Читать книгу Walking in the Cevennes. 31 walks and the Tour of Mont Lozere онлайн
5 страница из 71
Much later in life I reread the same little book, and it was then that I decided to explore the region on foot and visit some of the places so vividly described by Stevenson. Of course much has changed: roads have been built, towns have grown in size and tourism is now the main economic resource. Yet most of the landscape remains hauntingly wild and desolate. Many of the villages Stevenson walked through are now crumbling ruins, as many of the people, unable to survive by agriculture, left at the turn of the 19th century. In 1879 Stevenson encountered more people on his travels through the Cevennes than I did on mine!

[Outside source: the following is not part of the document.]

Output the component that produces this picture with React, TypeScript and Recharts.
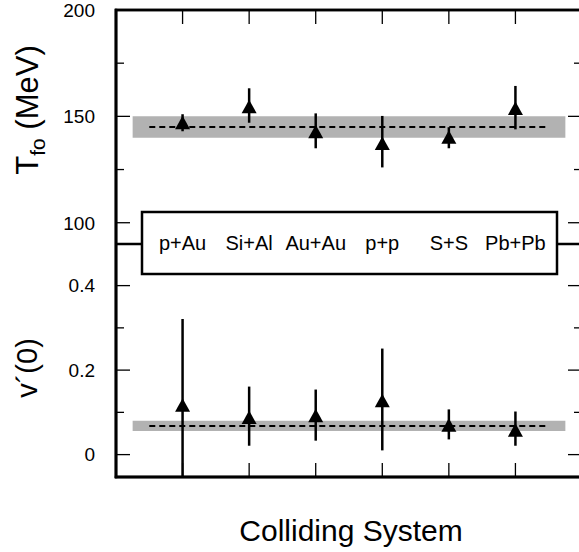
import { ScatterChart, Scatter, XAxis, YAxis, ErrorBar, ReferenceArea, ReferenceLine } from 'recharts';

const systems = ['p+Au', 'Si+Al', 'Au+Au', 'p+p', 'S+S', 'Pb+Pb'];

// freeze-out temperature, MeV
const tfo = [146, 153.6, 141.8, 136.3, 139.2, 152.8];
const tfoErrLow = [3, 6.6, 6.8, 10.3, 4.2, 8.9];
const tfoErrHigh = [5, 9.6, 9.6, 13.9, 5.7, 11.5];
const tfoMean = 145;
const tfoBand = [140, 150];

// v'(0)
const vPrime = [0.112, 0.083, 0.087, 0.123, 0.065, 0.053];
const vErrLow = [0.165, 0.062, 0.054, 0.113, 0.029, 0.032];
const vErrHigh = [0.209, 0.078, 0.067, 0.128, 0.042, 0.049];
const vMean = 0.068;
const vBand = [0.056, 0.08];

const catTicks = [1, 2, 3, 4, 5, 6];
const catDomain = [0, 7];
const tfoTicks = [100, 125, 150, 175, 200];
const tfoTickLabels = ['100', '', '150', '', '200'];
const vTicks = [0, 0.1, 0.2, 0.3, 0.4];
const vTickLabels = ['0', '', '0.2', '', '0.4'];

// layout (px)
const W = 600;
const H = 552;
const LEFT = 116;
const RIGHT = 582;
const TOP = 10;
const MID = 244;
const BOTTOM = 477;
const PLOT_W = RIGHT - LEFT;
const AX = 1; // recharts hides an axis of zero size
const FONT = '"Liberation Sans", Arial, Helvetica, sans-serif';
const GREY = '#b2b2b2';

// each panel owns its half of the frame: T_fo 90..200 on top, v'(0) -0.05..0.5 below
const tfoDomain = [200 - ((BOTTOM - TOP) * 110) / (MID - TOP), 200];
const vDomain = [-0.05, -0.05 + ((BOTTOM - TOP) * 0.55) / (BOTTOM - MID)];

const tfoData = systems.map((s, i) => ({ name: s, x: i + 1, y: tfo[i], err: [tfoErrLow[i], tfoErrHigh[i]] }));
const vData = systems.map((s, i) => ({ name: s, x: i + 1, y: vPrime[i], err: [vErrLow[i], vErrHigh[i]] }));

function Triangle(props: any) {
  const { cx, cy } = props;
  if (cx == null || cy == null) return null;
  const pts = `${cx},${cy - 9} ${cx - 7.5},${cy + 4.5} ${cx + 7.5},${cy + 4.5}`;
  return <polygon points={pts} fill="#000" />;
}

// y ticks: labelled inward mark on the left edge, bare inward mark on the right edge
function makeYTick(ticks: number[], labels: string[], side: 'left' | 'right') {
  return (p: any) => {
    const { y, payload } = p;
    const xl = side === 'left' ? p.x : p.x - PLOT_W;
    const xr = xl + PLOT_W;
    const lab = labels[ticks.indexOf(payload.value)] || '';
    const len = lab ? 14 : 8;
    return (
      <g>
        <line x1={xl} x2={xl + len} y1={y} y2={y} stroke="#000" strokeWidth={1.3} />
        <line x1={xr} x2={xr - len} y1={y} y2={y} stroke="#000" strokeWidth={1.3} />
        {lab && (
          <text x={xl - 21} y={y} dy="0.36em" textAnchor="end" fontSize={19} fill="#000">
            {lab}
          </text>
        )}
      </g>
    );
  };
}

// x ticks: inward marks on top and bottom edges, names in the boxed strip on the divider
function XTick(p: any) {
  const { x, index, payload } = p;
  return (
    <g>
      {index === 0 && (
        <g>
          <rect x={LEFT} y={TOP} width={PLOT_W} height={BOTTOM - TOP} fill="none" stroke="#000" strokeWidth={2.5} />
          <line x1={LEFT} x2={RIGHT} y1={MID} y2={MID} stroke="#000" strokeWidth={2.5} />
          <rect x={142} y={212} width={415} height={62} fill="#fff" stroke="#000" strokeWidth={2.5} />
        </g>
      )}
      <rect x={x - 0.65} y={TOP} width={1.3} height={14} fill="#000" />
      <rect x={x - 0.65} y={BOTTOM - 14} width={1.3} height={14} fill="#000" />
      <text x={x} y={MID + 5.5} textAnchor="middle" fontSize={20} fill="#000">
        {systems[payload.value - 1]}
      </text>
    </g>
  );
}

const frameLine = { stroke: '#000', strokeWidth: 2.5, strokeLinecap: 'square' as const };

function Titles() {
  return (
    <svg width={579} height={H} style={{ position: 'absolute', left: 0, top: 0, pointerEvents: 'none' }}>
      <rect x={LEFT} y={TOP} width={PLOT_W} height={BOTTOM - TOP} fill="none" stroke="#000" strokeWidth={2.5} />
      <text transform="translate(37.5,110) rotate(-90)" textAnchor="middle" fontSize={31} fill="#000">
        <tspan>T</tspan>
        <tspan dy={7} fontSize={21}>fo</tspan>
        <tspan dy={-7}> (MeV)</tspan>
      </text>
      <text transform="translate(37,368) rotate(-90)" textAnchor="middle" fontSize={29} fill="#000">
        v´(0)
      </text>
      <text x={351} y={541} textAnchor="middle" fontSize={30} fill="#000">
        Colliding System
      </text>
    </svg>
  );
}

export default function App() {
  return (
    <div
      style={{
        position: 'absolute',
        left: 0,
        top: 0,
        width: 579,
        height: H,
        overflow: 'hidden',
        background: '#fff',
        fontFamily: FONT,
      }}
    >
      <Titles />
      <div style={{ position: 'absolute', left: 0, top: 0 }}>
        <ScatterChart
          width={W}
          height={H}
          margin={{ top: TOP, bottom: H - BOTTOM - AX, left: LEFT - AX, right: W - RIGHT - AX }}
        >
          <XAxis
            type="number"
            dataKey="x"
            domain={catDomain}
            ticks={catTicks}
            interval={0}
            height={AX}
            tickSize={0}
            tickMargin={0}
            axisLine={frameLine}
            tickLine={false}
            tick={XTick}
          />
          <YAxis
            yAxisId="t"
            type="number"
            dataKey="y"
            domain={tfoDomain}
            ticks={tfoTicks}
            interval={0}
            width={AX}
            tickSize={0}
            tickMargin={0}
            axisLine={frameLine}
            tickLine={false}
            tick={makeYTick(tfoTicks, tfoTickLabels, 'left')}
          />
          <YAxis
            yAxisId="v"
            orientation="right"
            type="number"
            dataKey="y"
            domain={vDomain}
            ticks={vTicks}
            interval={0}
            width={AX}
            tickSize={0}
            tickMargin={0}
            axisLine={frameLine}
            tickLine={false}
            tick={makeYTick(vTicks, vTickLabels, 'right')}
          />
          <ReferenceArea
            yAxisId="t"
            x1={0.25}
            x2={6.75}
            y1={tfoBand[0]}
            y2={tfoBand[1]}
            fill={GREY}
            fillOpacity={1}
            stroke="none"
          />
          <ReferenceLine
            yAxisId="t"
            segment={[{ x: 0.5, y: tfoMean }, { x: 6.5, y: tfoMean }]}
            stroke="#000"
            strokeWidth={2}
            strokeDasharray="6 4"
          />
          <ReferenceArea
            yAxisId="v"
            x1={0.25}
            x2={6.75}
            y1={vBand[0]}
            y2={vBand[1]}
            fill={GREY}
            fillOpacity={1}
            stroke="none"
          />
          <ReferenceLine
            yAxisId="v"
            segment={[{ x: 0.5, y: vMean }, { x: 6.5, y: vMean }]}
            stroke="#000"
            strokeWidth={2}
            strokeDasharray="6 4"
          />
          <Scatter yAxisId="t" data={tfoData} shape={Triangle} isAnimationActive={false}>
            <ErrorBar dataKey="err" direction="y" width={0} stroke="#000" strokeWidth={2.5} isAnimationActive={false} />
          </Scatter>
          <Scatter yAxisId="v" data={vData} shape={Triangle} isAnimationActive={false}>
            <ErrorBar dataKey="err" direction="y" width={0} stroke="#000" strokeWidth={2.5} isAnimationActive={false} />
          </Scatter>
        </ScatterChart>
      </div>
    </div>
  );
}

My first Cevennes experience was a four-day circular walk in February. Although I got lost and very cold – not knowing how winter lingers in this rough upland country – the subtle magic of the area, steeped in historical conflict and economic hardship, fascinated me, and I knew I would eventually return to find out more.

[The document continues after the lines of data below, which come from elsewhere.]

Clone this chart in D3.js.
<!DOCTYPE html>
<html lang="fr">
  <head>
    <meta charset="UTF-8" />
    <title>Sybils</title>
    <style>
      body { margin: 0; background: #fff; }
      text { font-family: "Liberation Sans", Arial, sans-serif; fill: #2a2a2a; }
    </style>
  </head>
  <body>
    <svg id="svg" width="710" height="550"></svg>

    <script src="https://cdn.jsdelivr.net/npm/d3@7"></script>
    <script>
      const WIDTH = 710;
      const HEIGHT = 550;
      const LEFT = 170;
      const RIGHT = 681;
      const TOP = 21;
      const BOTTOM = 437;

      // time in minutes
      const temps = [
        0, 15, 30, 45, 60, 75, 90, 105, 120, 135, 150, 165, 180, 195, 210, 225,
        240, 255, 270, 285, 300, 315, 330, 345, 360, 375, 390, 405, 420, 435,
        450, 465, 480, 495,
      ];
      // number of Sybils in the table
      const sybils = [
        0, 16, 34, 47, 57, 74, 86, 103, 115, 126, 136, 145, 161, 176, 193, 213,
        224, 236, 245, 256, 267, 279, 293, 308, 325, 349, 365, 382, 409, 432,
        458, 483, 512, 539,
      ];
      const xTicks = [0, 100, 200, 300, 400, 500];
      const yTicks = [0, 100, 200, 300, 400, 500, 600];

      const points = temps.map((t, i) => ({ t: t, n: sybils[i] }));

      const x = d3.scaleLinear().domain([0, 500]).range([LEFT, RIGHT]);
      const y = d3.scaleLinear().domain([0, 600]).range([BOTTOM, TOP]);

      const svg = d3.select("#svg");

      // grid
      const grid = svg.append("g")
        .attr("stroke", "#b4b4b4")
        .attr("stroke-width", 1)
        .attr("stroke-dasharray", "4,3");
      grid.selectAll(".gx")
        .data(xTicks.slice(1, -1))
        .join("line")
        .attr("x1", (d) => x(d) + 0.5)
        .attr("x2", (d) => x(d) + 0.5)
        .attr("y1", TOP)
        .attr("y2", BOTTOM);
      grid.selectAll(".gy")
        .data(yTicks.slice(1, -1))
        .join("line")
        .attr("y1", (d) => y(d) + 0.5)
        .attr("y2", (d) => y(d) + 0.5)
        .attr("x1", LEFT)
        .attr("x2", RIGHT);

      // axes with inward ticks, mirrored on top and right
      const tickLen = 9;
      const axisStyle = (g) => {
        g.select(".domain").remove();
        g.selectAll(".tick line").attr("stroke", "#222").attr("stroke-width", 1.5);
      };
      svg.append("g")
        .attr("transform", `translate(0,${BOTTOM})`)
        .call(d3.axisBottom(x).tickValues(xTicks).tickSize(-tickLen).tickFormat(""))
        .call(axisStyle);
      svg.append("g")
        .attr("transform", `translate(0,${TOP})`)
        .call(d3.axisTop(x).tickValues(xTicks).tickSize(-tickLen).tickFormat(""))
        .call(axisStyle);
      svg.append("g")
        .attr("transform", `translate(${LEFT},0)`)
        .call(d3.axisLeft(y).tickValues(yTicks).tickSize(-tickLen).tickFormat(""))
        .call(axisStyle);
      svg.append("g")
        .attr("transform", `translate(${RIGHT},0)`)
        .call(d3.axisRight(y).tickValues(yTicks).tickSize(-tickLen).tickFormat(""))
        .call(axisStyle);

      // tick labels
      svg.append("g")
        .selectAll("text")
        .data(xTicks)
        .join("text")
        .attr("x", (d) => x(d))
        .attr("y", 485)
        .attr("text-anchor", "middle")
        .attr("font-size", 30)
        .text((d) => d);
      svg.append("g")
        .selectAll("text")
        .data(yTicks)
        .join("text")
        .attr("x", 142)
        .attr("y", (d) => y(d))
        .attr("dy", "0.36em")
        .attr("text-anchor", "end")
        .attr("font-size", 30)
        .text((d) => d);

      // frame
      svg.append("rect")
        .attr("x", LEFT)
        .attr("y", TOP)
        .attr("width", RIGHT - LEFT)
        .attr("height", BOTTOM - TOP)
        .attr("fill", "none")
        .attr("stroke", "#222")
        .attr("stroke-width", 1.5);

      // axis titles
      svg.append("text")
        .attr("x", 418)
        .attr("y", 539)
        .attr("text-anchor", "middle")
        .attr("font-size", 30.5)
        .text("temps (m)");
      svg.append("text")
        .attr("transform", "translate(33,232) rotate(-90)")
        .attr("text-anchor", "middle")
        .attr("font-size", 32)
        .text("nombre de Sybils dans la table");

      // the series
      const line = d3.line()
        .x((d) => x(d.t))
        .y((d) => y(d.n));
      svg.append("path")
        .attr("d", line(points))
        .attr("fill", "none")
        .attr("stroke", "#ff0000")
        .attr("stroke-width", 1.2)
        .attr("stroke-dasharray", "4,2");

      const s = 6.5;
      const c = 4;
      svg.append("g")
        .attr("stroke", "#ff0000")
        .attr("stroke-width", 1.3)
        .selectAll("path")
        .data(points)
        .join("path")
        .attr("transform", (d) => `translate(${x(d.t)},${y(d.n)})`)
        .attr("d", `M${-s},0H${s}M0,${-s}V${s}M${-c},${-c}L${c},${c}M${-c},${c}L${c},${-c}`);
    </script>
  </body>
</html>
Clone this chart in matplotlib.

It was not until many years later that I could go back and write a walking book, basing myself in two little towns, one to the north and the other to the south of the Cevennes National Park. The two areas are quite different – the south gentler and covered in chestnut trees, the north bleak open moorland and deep gorges. Insidiously the fascination of walking and discovering this remote countryside became an obsession and a pleasure, shared as always by my faithful team of walking companions.